Documentation in code
The DRY principle tells us to keep the low-level knowledge in the code, where it belongs, and reserve comments for other, high-level explanations. Otherwise, we're duplicating knowledge, and every change means changing both the code and the comments. The comments will inevitably become out of date, and untrustworthy comments are worse than no comments.
Every project has time pressures - forces that can drive the best of us to take shortcuts.
- Need a routine similar to the one we've written? We'll be tempted to copy the original and make a few changes.
- Need a class like one in the Java runtime? The source is available, so why not just copy it and make the changes we need?

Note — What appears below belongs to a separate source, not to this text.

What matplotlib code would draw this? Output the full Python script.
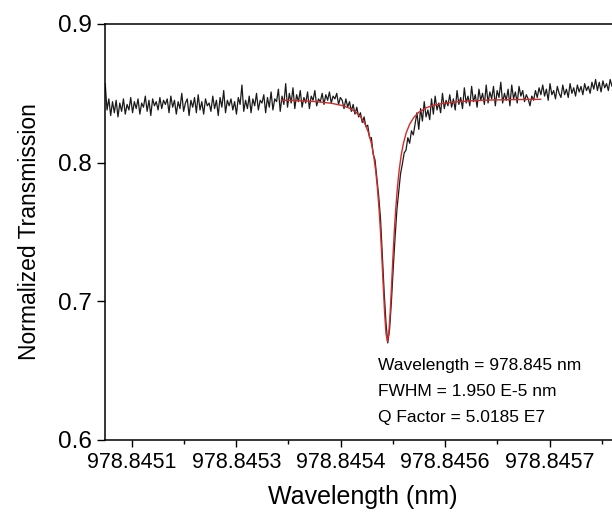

If you feel this temptation, remember the hackneyed aphorism "shortcuts make for long delays". We may well save some seconds now, but at the potential loss of hours later.
Think about the issues surrounding the Y2K fiasco. Many were caused by the laziness of developers not parameterizing the size of Date fields or implementing centralized libraries of date services. Impatient duplication is an easy form to detect and handle, but it takes discipline and a willingness to spend time upfront to save pain later.
A great tip to keep in mind is Make It Easy to Reuse.
What we're trying to do with this is to foster an environment where it's easier to find and reuse existing stuff than to write it yourself. If it isn't easy, people won't do it. And if you fail to reuse, you risk duplicating knowledge.
I hope I was able to convey the importance of Code Duplication and in the way gave you some tips regarding what you can do to not make this mistake of duplicating. The ideas which I mentioned are obviously not my own but taken from the book "The Pragmatic Programmer by Andy Hunt and Dave Thomas". It's a great book to read and make yourself a better programmer or as the book suggests "A Pragmatic Programmer".